The rise and fall of Trương Mỹ Lan encapsulate some of the most pressing issues confronting rapidly developing economies: how to balance growth with oversight, how to encourage private enterprise while preventing financial capture, and how to hold the powerful to account without undermining investor confidence. From her beginnings as a market vendor to her role as chairwoman of one of Vietnam’s largest private conglomerates, she became a symbol of extraordinary wealth and influence. But her alleged transformation of a major bank into a private source of funds, her involvement in opaque bond schemes, and the colossal losses inflicted on SCB and tens of thousands of investors turned her into the face of unprecedented financial crime.

Her death sentence in 2024, later commuted to life imprisonment under 2025 legal reforms, represents both the severity with which Vietnam now treats large-scale corruption and the evolving nature of its penal policy. At the same time, parallel scandals in the Philippines and controversies in Malaysia show that Vietnam is not alone in confronting such challenges. Across Southeast Asia, citizens are demanding cleaner governance, stricter oversight, and genuine accountability for those who abuse public trust and financial systems.

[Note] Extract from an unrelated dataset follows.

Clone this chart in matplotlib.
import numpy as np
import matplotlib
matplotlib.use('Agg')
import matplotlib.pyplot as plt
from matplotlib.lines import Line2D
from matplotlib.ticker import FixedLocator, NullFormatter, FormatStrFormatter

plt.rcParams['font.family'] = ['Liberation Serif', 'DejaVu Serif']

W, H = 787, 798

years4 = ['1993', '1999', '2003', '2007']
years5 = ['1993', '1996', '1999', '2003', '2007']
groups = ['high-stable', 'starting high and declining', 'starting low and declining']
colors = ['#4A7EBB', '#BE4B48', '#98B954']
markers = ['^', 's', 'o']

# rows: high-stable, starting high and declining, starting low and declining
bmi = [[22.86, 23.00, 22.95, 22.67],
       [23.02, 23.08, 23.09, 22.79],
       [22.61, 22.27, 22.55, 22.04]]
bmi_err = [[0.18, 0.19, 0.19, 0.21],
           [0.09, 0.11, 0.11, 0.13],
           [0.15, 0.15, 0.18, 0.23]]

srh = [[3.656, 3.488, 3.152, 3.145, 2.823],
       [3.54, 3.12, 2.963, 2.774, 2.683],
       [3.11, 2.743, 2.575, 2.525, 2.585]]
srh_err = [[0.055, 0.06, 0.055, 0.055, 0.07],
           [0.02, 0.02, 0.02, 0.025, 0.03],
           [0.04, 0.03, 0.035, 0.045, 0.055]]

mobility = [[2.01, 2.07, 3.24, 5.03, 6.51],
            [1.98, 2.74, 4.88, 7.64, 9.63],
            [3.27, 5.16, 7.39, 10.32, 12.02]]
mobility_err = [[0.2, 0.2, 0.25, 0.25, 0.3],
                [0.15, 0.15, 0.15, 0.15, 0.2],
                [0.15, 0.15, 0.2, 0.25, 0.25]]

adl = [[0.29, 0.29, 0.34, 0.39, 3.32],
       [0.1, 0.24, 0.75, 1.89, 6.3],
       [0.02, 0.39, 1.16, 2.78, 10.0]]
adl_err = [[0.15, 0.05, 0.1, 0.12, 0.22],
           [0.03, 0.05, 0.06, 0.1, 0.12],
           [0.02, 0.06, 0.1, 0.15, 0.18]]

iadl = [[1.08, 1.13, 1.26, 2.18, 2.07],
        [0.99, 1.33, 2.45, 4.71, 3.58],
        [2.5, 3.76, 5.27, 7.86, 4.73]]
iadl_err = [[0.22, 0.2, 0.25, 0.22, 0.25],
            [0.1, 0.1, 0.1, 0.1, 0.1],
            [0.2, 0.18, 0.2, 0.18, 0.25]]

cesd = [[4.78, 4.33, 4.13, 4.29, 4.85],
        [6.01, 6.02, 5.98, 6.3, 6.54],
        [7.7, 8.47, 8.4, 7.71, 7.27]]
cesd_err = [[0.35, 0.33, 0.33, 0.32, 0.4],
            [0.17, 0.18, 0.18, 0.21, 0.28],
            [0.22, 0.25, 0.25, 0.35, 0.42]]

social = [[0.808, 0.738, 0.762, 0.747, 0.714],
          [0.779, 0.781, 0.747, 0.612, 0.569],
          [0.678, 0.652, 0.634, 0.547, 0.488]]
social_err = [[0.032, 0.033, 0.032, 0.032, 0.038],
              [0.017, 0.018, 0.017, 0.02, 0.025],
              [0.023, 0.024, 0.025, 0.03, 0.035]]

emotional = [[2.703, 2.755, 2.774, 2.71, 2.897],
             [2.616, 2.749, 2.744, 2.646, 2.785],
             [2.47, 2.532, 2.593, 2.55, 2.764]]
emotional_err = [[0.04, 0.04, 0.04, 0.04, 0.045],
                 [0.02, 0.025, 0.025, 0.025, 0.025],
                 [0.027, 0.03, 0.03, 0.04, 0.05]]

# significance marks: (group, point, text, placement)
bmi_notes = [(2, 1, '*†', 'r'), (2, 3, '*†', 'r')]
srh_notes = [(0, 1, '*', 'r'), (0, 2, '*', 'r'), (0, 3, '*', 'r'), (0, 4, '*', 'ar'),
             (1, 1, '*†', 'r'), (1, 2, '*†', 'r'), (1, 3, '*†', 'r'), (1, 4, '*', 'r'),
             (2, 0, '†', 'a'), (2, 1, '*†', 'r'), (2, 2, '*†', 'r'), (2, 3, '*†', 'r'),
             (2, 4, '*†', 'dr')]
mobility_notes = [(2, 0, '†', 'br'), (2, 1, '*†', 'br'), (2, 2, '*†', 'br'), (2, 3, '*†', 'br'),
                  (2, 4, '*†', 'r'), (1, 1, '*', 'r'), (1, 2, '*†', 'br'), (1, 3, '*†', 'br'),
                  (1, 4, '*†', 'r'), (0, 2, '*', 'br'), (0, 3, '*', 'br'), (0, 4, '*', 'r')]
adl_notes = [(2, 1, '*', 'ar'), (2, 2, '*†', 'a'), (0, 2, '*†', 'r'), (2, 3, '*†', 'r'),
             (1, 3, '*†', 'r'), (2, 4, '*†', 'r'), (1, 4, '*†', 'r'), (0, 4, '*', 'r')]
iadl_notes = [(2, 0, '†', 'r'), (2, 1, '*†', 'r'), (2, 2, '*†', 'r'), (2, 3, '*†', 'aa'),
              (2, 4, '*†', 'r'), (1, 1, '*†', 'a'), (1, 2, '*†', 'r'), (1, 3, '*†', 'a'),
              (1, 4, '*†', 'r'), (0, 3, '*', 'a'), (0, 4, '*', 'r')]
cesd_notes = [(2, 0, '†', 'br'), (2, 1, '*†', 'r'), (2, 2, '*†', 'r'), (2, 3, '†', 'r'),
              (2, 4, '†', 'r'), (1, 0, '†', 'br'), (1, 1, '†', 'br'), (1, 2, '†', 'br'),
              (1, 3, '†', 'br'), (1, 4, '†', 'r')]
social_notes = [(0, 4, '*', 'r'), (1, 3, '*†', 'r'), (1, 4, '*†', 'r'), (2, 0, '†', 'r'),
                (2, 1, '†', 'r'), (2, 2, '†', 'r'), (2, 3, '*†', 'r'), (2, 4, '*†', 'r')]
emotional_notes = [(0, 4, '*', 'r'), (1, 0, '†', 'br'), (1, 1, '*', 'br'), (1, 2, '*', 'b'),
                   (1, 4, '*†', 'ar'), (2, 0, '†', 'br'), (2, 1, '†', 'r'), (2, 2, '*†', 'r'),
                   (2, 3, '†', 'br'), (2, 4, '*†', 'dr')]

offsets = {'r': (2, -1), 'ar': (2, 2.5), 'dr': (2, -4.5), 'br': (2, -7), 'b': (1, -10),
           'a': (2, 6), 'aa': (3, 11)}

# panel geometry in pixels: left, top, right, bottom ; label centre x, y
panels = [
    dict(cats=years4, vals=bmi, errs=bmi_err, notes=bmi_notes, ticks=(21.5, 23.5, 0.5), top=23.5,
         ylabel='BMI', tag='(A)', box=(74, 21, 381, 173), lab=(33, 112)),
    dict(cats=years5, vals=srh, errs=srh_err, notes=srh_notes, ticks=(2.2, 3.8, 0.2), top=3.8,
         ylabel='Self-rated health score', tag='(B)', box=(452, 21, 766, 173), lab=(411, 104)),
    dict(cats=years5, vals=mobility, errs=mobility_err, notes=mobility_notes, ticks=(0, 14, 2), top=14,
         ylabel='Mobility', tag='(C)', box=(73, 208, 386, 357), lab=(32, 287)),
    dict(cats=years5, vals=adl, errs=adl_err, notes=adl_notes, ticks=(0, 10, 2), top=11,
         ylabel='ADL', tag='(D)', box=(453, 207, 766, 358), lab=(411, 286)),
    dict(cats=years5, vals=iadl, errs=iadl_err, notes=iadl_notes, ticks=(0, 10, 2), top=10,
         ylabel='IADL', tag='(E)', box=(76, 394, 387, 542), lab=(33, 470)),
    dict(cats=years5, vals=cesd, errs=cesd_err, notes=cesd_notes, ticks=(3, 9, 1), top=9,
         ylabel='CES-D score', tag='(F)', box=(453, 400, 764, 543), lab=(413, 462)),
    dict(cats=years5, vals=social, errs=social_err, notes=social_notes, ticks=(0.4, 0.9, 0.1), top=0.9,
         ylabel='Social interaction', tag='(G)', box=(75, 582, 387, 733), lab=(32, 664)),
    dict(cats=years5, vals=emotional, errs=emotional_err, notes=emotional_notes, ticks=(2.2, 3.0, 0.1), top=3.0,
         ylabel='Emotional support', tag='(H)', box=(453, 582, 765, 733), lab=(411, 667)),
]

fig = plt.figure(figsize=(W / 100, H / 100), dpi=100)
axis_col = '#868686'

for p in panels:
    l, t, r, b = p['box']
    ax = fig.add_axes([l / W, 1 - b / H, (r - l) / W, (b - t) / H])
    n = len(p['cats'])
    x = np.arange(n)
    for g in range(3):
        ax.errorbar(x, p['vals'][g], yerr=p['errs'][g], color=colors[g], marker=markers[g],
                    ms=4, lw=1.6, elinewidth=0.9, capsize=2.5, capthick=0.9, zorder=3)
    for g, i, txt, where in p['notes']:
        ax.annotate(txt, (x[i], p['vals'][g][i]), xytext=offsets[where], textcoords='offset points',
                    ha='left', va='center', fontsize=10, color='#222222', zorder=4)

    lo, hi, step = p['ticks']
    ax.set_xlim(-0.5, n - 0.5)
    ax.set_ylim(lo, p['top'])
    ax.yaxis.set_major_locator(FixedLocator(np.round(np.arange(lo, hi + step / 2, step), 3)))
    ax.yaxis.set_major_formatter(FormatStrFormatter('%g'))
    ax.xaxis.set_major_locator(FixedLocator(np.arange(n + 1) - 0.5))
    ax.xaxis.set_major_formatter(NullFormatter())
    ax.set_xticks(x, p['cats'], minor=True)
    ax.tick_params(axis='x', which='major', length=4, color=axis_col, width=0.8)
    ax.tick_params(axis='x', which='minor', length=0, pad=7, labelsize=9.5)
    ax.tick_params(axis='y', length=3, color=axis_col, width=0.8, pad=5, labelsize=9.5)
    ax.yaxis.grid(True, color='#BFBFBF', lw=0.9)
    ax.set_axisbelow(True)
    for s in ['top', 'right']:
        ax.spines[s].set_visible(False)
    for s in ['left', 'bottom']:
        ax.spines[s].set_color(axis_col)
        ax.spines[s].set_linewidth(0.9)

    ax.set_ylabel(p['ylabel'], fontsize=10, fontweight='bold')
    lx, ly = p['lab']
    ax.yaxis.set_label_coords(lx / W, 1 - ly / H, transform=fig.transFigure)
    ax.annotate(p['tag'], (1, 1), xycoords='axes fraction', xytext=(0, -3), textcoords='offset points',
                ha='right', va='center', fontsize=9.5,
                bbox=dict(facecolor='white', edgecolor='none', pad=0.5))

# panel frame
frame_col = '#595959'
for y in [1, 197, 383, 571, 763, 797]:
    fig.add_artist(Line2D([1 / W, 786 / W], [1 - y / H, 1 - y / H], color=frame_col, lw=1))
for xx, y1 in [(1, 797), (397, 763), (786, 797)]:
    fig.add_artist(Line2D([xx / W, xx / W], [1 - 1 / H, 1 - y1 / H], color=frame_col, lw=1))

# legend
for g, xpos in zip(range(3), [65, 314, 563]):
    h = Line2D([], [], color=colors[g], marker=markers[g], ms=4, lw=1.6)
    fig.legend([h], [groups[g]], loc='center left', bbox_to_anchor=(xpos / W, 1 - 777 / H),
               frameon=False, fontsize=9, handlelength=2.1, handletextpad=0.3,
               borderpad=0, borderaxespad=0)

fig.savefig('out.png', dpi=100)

Lan’s story is far from over. The courts and enforcement agencies will continue to chase restitution, liquidate her sprawling portfolio, and compensate victims. But whatever the final financial tally, her case will remain a reference point—a warning about how much damage can be done when institutional safeguards are weak, regulatory capture is tolerated, and immense power is concentrated in private hands with too little scrutiny.